Tisha Campbell-Martin has reportedly reached a deal to buy back the rights to collect her royalties that she relinquished as part of her bankruptcy case.

According to court documents obtained by The Blast, Tisha and her estranged husband Duane Martin have reached a settlement with the trustee. She will reportedly pay $ 115,000 in two installments in order to obtain her residual rights. Martin will pay $ 60,000 in one installment and $ 55,000 in another within 90 days of a court’s approval of the settlement.

The former couple have been battling over the residuals for months and, as noted in the report, since the bankruptcy was filed, the trustee has collected $ 300,000 in royalties.

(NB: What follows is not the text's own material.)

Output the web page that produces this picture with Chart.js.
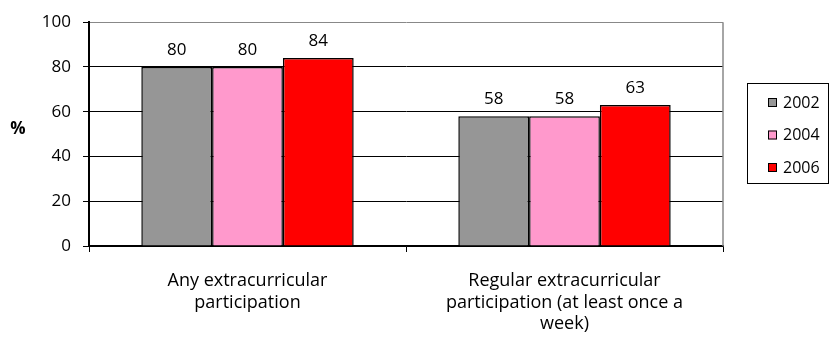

The docs state, “Since December 2017, the debtors have been in the process of ending their marriage and in February 2018, Ms. Campbell filed for divorce from Mr. Martin … In connection with that process and Ms. Campbell’s stated attempt to unravel a long history of Mr. Martin’s control over their joint finances, Ms. Campbell engaged new representation with regard to the dispute described in the Agreement.”

The actress previously accused her ex of hiding money from her during their marriage. She also told the trustee that during their marriage, Duane was responsible for managing all their financials, including collecting her residuals.

Campbell-Martin filed for divorce earlier this year after 20 years of marriage. She and Duane were reportedly legally separated in December 2016.